Dataset extract:
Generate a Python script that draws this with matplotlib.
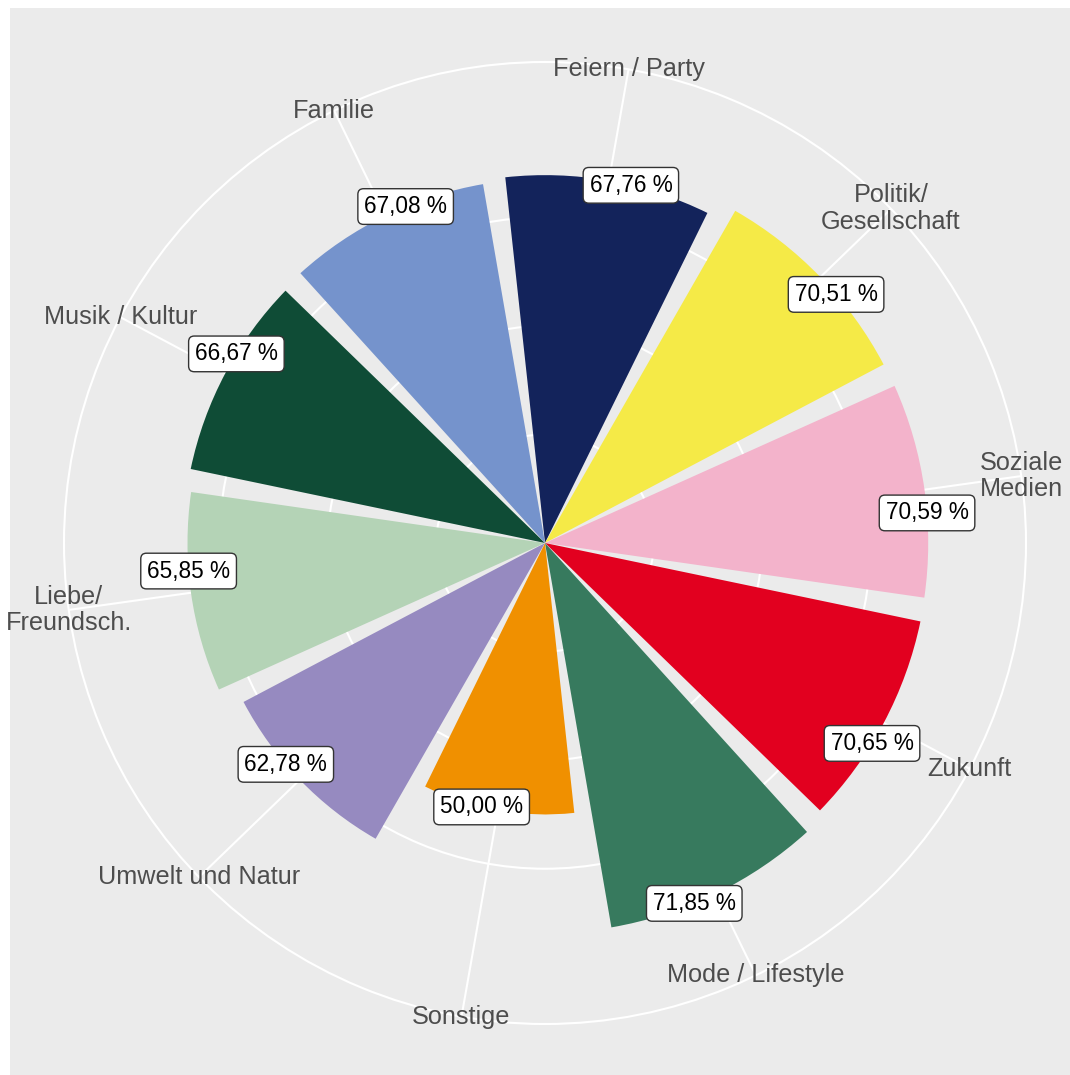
import numpy as np
import matplotlib
matplotlib.use("Agg")
import matplotlib.pyplot as plt
from matplotlib.patches import Rectangle

plt.rcParams['font.family'] = ['Liberation Sans', 'DejaVu Sans']

# ---- data ----
categories = ["Feiern / Party", "Politik/\nGesellschaft", "Soziale\nMedien", "Zukunft",
              "Mode / Lifestyle", "Sonstige", "Umwelt und Natur", "Liebe/\nFreundsch.",
              "Musik / Kultur", "Familie"]
values = [67.76, 70.51, 70.59, 70.65, 71.85, 50.00, 62.78, 65.85, 66.67, 67.08]
colors = ["#13235B", "#F5EA47", "#F3B3CB", "#E2001F", "#377A5E",
          "#F09000", "#968AC0", "#B4D3B6", "#0F4C36", "#7593CC"]
r_breaks = [20, 40, 60]

# ---- layout ----
W, H = 1070, 1075
fig = plt.figure(figsize=(W / 100, H / 100), dpi=100)
fig.patch.set_facecolor("white")
panel = Rectangle((10 / W, -0.01), 1.01 - 10 / W, (H - 8) / H + 0.01, transform=fig.transFigure,
                  facecolor="#EBEBEB", edgecolor="none", zorder=0)
fig.add_artist(panel)

cx, cy, R = 545, 543, 481
ax = fig.add_axes([(cx - R) / W, (H - cy - R) / H, 2 * R / W, 2 * R / H], projection="polar")
ax.patch.set_visible(False)
ax.set_theta_zero_location("N")
ax.set_theta_direction(-1)
rmax = 88.6
ax.set_ylim(0, rmax)

n = len(categories)
step = 360.0 / n
offset = 10.0
theta = np.radians(offset + step * np.arange(n))

# grid
ax.set_xticks(theta)
ax.set_xticklabels([])
ax.set_yticks(r_breaks)
ax.set_yticklabels([])
ax.grid(True, color="white", linewidth=1.5)
ax.spines["polar"].set_color("white")
ax.spines["polar"].set_linewidth(1.5)
ax.tick_params(length=0)

# bars
ax.bar(theta, values, width=np.radians(step * 0.9), color=colors, zorder=3, linewidth=0)

# value labels
for t, v in zip(theta, values):
    ax.text(t + np.radians(3.5), v, f"{v:.2f}".replace(".", ",") + " %",
            ha="center", va="center", fontsize=16.3, color="black", zorder=5,
            bbox=dict(boxstyle="round,pad=0.28,rounding_size=0.25", fc="white",
                      ec="#333333", lw=1.0))

# category labels
for t, c in zip(theta, categories):
    txt = ax.text(t, rmax, c, ha="center", va="center", fontsize=18.2, color="#4D4D4D",
                  multialignment="center", zorder=4, linespacing=1.15)
    txt.set_clip_path(panel)

fig.savefig("out.png", dpi=100)
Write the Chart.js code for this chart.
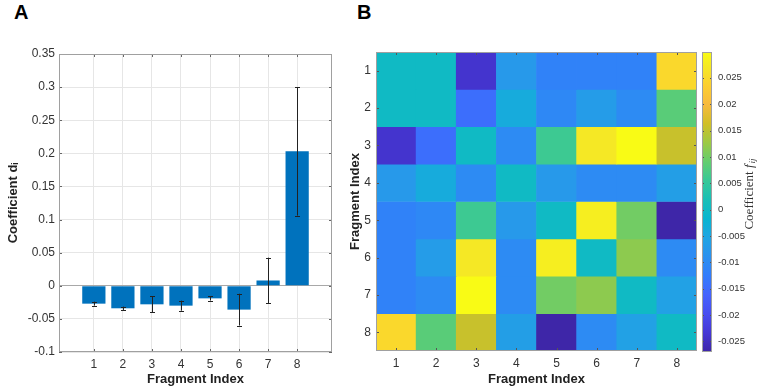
<!DOCTYPE html>
<html><head><meta charset="utf-8">
<script src="https://cdn.jsdelivr.net/npm/chart.js@4"></script>
<style>
body{margin:0;background:#fff;}
#wrap{position:relative;width:767px;height:390px;overflow:hidden;background:#fff;}
canvas{position:absolute;}
.lbl{position:absolute;font:bold 20px 'Liberation Sans',Arial,sans-serif;color:#000;line-height:23px;}
</style></head><body>
<div id="wrap">
<div class="lbl" style="left:14px;top:1px">A</div>
<div class="lbl" style="left:357px;top:1px">B</div>
<canvas id="cA" width="345" height="390" style="left:0;top:0"></canvas>
<canvas id="cB" width="360" height="390" style="left:340px;top:0"></canvas>
<canvas id="cC" width="67" height="390" style="left:700px;top:0"></canvas>
</div>
<script>
// ---------- data ----------
const fragments = [1, 2, 3, 4, 5, 6, 7, 8];
const fragmentLabels = ['1', '2', '3', '4', '5', '6', '7', '8'];
const coefD = [-0.027, -0.034, -0.028, -0.030, -0.019, -0.036, 0.008, 0.203];
const coefDErr = [0.003, 0.0025, 0.012, 0.0076, 0.0033, 0.024, 0.0345, 0.097];
const yTicksA = [-0.1, -0.05, 0, 0.05, 0.1, 0.15, 0.2, 0.25, 0.3, 0.35];
const cbTicks = [-0.025, -0.02, -0.015, -0.01, -0.005, 0, 0.005, 0.01, 0.015, 0.02, 0.025];
// heatmap rows f_ij (row i = fragment i)
const f1 = [0, 0, -0.024, -0.0075, -0.0115, -0.0115, -0.0115, 0.0248];
const f2 = [0, 0, -0.0145, -0.0040, -0.0105, -0.0070, -0.0100, 0.0083];
const f3 = [-0.024, -0.0145, 0, -0.0100, 0.0060, 0.0270, 0.0299, 0.0157];
const f4 = [-0.0075, -0.0040, -0.0100, 0, -0.0075, -0.0100, -0.0100, -0.0065];
const f5 = [-0.0115, -0.0105, 0.0060, -0.0075, 0, 0.0280, 0.0100, -0.0270];
const f6 = [-0.0115, -0.0070, 0.0270, -0.0100, 0.0280, 0, 0.0117, -0.0100];
const f7 = [-0.0115, -0.0100, 0.0299, -0.0100, 0.0100, 0.0117, 0, -0.0060];
const f8 = [0.0248, 0.0083, 0.0157, -0.0065, -0.0270, -0.0100, -0.0060, 0];
const fRows = [f1, f2, f3, f4, f5, f6, f7, f8];

// ---------- parula colormap ----------
const PAR = [
 [0.2422,0.1504,0.6603],[0.2706,0.2147,0.8364],[0.2813,0.3006,0.9414],[0.2699,0.3892,0.9906],
 [0.1963,0.4847,0.9892],[0.1687,0.5703,0.9359],[0.1248,0.6459,0.8883],[0.0297,0.7082,0.8163],
 [0.0964,0.7500,0.7120],[0.2161,0.7843,0.5923],[0.3909,0.8029,0.4354],[0.6174,0.7876,0.2612],
 [0.8203,0.7498,0.1535],[0.9728,0.7298,0.2394],[0.9892,0.8136,0.1885],[0.9597,0.9135,0.1423],
 [0.9769,0.9839,0.0805]];
const PARPOS = [0,4,8,12,16,20,24,28,32,36,40,44,48,52,56,60,63].map(v => v / 63);
function parula(t) {
  t = Math.max(0, Math.min(1, t));
  let k = 0;
  while (k < PARPOS.length - 2 && t > PARPOS[k + 1]) k++;
  const u = (t - PARPOS[k]) / (PARPOS[k + 1] - PARPOS[k]);
  const c = PAR[k].map((v, i) => Math.round(255 * (v + (PAR[k + 1][i] - v) * u)));
  return 'rgb(' + c.join(',') + ')';
}
const allF = fRows.flat();
const fMin = Math.min(...allF), fMax = Math.max(...allF);
const colorOf = v => parula((v - fMin) / (fMax - fMin));

Chart.defaults.font.family = "'Liberation Sans', Arial, Helvetica, sans-serif";
Chart.defaults.color = '#333';

const fmt = v => String(Math.round(v * 1000) / 1000);

// box + inward tick marks
const boxPlugin = {
  id: 'boxPlugin',
  afterDraw(chart, args, opts) {
    const a = chart.chartArea, ctx = chart.ctx;
    ctx.save();
    ctx.strokeStyle = opts.tickColor || '#666';
    ctx.lineWidth = 1;
    const L = opts.len || 3;
    const xs = chart.scales.x, ys = chart.scales.y;
    if (xs && xs.options.display !== false) {
      xs.ticks.forEach((t, i) => {
        const px = Math.round(xs.getPixelForTick(i)) + 0.5;
        ctx.beginPath();
        ctx.moveTo(px, a.bottom); ctx.lineTo(px, a.bottom - L);
        ctx.moveTo(px, a.top); ctx.lineTo(px, a.top + L);
        ctx.stroke();
      });
    }
    if (ys) {
      ys.ticks.forEach((t, i) => {
        const py = Math.round(ys.getPixelForTick(i)) + 0.5;
        ctx.beginPath();
        ctx.moveTo(a.left, py); ctx.lineTo(a.left + L, py);
        ctx.moveTo(a.right, py); ctx.lineTo(a.right - L, py);
        ctx.stroke();
      });
    }
    ctx.strokeStyle = opts.color || '#a0a0a0';
    ctx.strokeRect(Math.round(a.left) + 0.5, Math.round(a.top) + 0.5,
      Math.round(a.right - a.left) - 1, Math.round(a.bottom - a.top) - 1);
    ctx.restore();
  }
};

// error bars for panel A
const errPlugin = {
  id: 'errPlugin',
  afterDatasetsDraw(chart) {
    const xs = chart.scales.x, ys = chart.scales.y, ctx = chart.ctx;
    ctx.save();
    ctx.strokeStyle = '#222';
    ctx.lineWidth = 1;
    fragments.forEach((f, i) => {
      const px = Math.round(xs.getPixelForValue(f)) + 0.5;
      const y1 = ys.getPixelForValue(coefD[i] + coefDErr[i]);
      const y2 = ys.getPixelForValue(coefD[i] - coefDErr[i]);
      ctx.beginPath();
      ctx.moveTo(px, y1); ctx.lineTo(px, y2);
      ctx.moveTo(px - 2.5, Math.round(y1) + 0.5); ctx.lineTo(px + 2.5, Math.round(y1) + 0.5);
      ctx.moveTo(px - 2.5, Math.round(y2) + 0.5); ctx.lineTo(px + 2.5, Math.round(y2) + 0.5);
      ctx.stroke();
    });
    ctx.restore();
  }
};

// ---------- Panel A ----------
new Chart(document.getElementById('cA'), {
  type: 'bar',
  data: {
    datasets: [{
      data: fragments.map((f, i) => ({ x: f, y: coefD[i] })),
      backgroundColor: '#0072BD',
      borderWidth: 0,
      barPercentage: 0.8,
      categoryPercentage: 1
    }]
  },
  options: {
    responsive: false, animation: false,
    layout: { padding: { top: 54, right: 13, left: 0, bottom: 0 } },
    plugins: { legend: { display: false }, tooltip: { enabled: false }, boxPlugin: { len: 3 } },
    scales: {
      x: {
        type: 'linear', min: -0.2, max: 9.2, offset: false,
        afterBuildTicks: s => { s.ticks = fragments.map(v => ({ value: v })); },
        grid: { color: '#e6e6e6', drawTicks: false, offset: false },
        border: { display: false },
        ticks: { color: '#333', font: { size: 12 }, padding: 5, callback: v => String(v) },
        title: { display: true, text: 'Fragment Index', color: '#222', font: { size: 13, weight: 'bold' }, padding: { top: 0, bottom: 3 } },
        afterFit: s => { s.height = 38; }
      },
      y: {
        min: -0.1, max: 0.35,
        afterBuildTicks: s => { s.ticks = yTicksA.map(v => ({ value: v })); },
        grid: { color: c => (c.tick && Math.abs(c.tick.value) < 1e-9) ? '#a8a8a8' : '#e6e6e6', drawTicks: false },
        border: { display: false },
        ticks: { color: '#333', font: { size: 12 }, padding: 4, callback: v => fmt(v) },
        title: { display: true, text: 'Coefficient dᵢ', color: '#222', font: { size: 13, weight: 'bold' }, padding: { top: 6, bottom: 0 } },
        afterFit: s => { s.width = 59; }
      }
    }
  },
  plugins: [errPlugin, boxPlugin]
});

// ---------- Panel B heatmap ----------
new Chart(document.getElementById('cB'), {
  type: 'bar',
  data: {
    labels: fragmentLabels,
    datasets: fRows.map((row, r) => ({
      data: row.map(() => [fragments[r] - 0.5, fragments[r] + 0.5]),
      backgroundColor: row.map(colorOf),
      borderWidth: 0,
      barPercentage: 1,
      categoryPercentage: 1
    }))
  },
  options: {
    responsive: false, animation: false,
    layout: { padding: { top: 52, right: 3, left: 0, bottom: 0 } },
    plugins: { legend: { display: false }, tooltip: { enabled: false }, boxPlugin: { len: 3, color: '#a0a0a0', tickColor: '#555' } },
    scales: {
      x: {
        stacked: true,
        grid: { display: false, drawTicks: false },
        border: { display: false },
        ticks: { color: '#333', font: { size: 12 }, padding: 5 },
        title: { display: true, text: 'Fragment Index', color: '#222', font: { size: 13, weight: 'bold' }, padding: { top: 0, bottom: 3 } },
        afterFit: s => { s.height = 39; }
      },
      y: {
        type: 'linear', reverse: true, min: 0.5, max: 8.5, stacked: false,
        afterBuildTicks: s => { s.ticks = fragments.map(v => ({ value: v })); },
        grid: { display: false, drawTicks: false },
        border: { display: false },
        ticks: { color: '#333', font: { size: 12 }, padding: 5, callback: v => String(v) },
        title: { display: true, text: 'Fragment Index', color: '#222', font: { size: 13, weight: 'bold' }, padding: { top: 8, bottom: 0 } },
        afterFit: s => { s.width = 36; }
      }
    }
  },
  plugins: [boxPlugin]
});

// ---------- Colorbar ----------
const cbLabelPlugin = {
  id: 'cbLabel',
  afterDraw(chart) {
    const ctx = chart.ctx;
    ctx.save();
    ctx.translate(50, 194);
    ctx.rotate(-Math.PI / 2);
    ctx.fillStyle = '#333';
    ctx.textBaseline = 'middle';
    const f1s = "13px 'Liberation Serif', 'DejaVu Serif', serif";
    const f2s = "italic 13px 'Liberation Serif', 'DejaVu Serif', serif";
    const f3s = "italic 9px 'Liberation Serif', 'DejaVu Serif', serif";
    ctx.font = f1s; const w1 = ctx.measureText('Coefficient ').width;
    ctx.font = f2s; const w2 = ctx.measureText('f').width + 1;
    ctx.font = f3s; const w3 = ctx.measureText('ij').width;
    let x = -(w1 + w2 + w3) / 2;
    ctx.textAlign = 'left';
    ctx.font = f1s; ctx.fillText('Coefficient ', x, 0); x += w1;
    ctx.font = f2s; ctx.fillText('f', x, 0); x += w2;
    ctx.font = f3s; ctx.fillText('ij', x, 3);
    ctx.restore();
  }
};

new Chart(document.getElementById('cC'), {
  type: 'bar',
  data: {
    labels: [''],
    datasets: [{
      data: [[fMin, fMax]],
      backgroundColor: c => {
        const a = c.chart.chartArea;
        if (!a) return '#888';
        const g = c.chart.ctx.createLinearGradient(0, a.bottom, 0, a.top);
        PARPOS.forEach((p, i) => g.addColorStop(p, parula(p)));
        return g;
      },
      borderWidth: 0,
      barPercentage: 1,
      categoryPercentage: 1
    }]
  },
  options: {
    responsive: false, animation: false,
    layout: { padding: { top: 52, right: 0, left: 2, bottom: 38 } },
    plugins: { legend: { display: false }, tooltip: { enabled: false }, boxPlugin: { len: 2, color: '#a0a0a0', tickColor: '#555' } },
    scales: {
      x: { display: false },
      y: {
        position: 'right', min: fMin, max: fMax,
        afterBuildTicks: s => { s.ticks = cbTicks.map(v => ({ value: v })); },
        grid: { display: false, drawTicks: false },
        border: { display: false },
        ticks: { color: '#333', font: { size: 9.5 }, padding: 6, callback: v => fmt(v) },
        afterFit: s => { s.width = 55; }
      }
    }
  },
  plugins: [boxPlugin, cbLabelPlugin]
});
</script>
</body></html>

Problem description: Return, please, the exact lines from the beginning of the entries above through the line containing "plt.rcParams['font.family'] = ['Liberation", both included; pictures are left out.

Full output:
Generate a Python script that draws this with matplotlib.
import numpy as np
import matplotlib
matplotlib.use("Agg")
import matplotlib.pyplot as plt
from matplotlib.patches import Rectangle

plt.rcParams['font.family'] = ['Liberation Sans', 'DejaVu Sans']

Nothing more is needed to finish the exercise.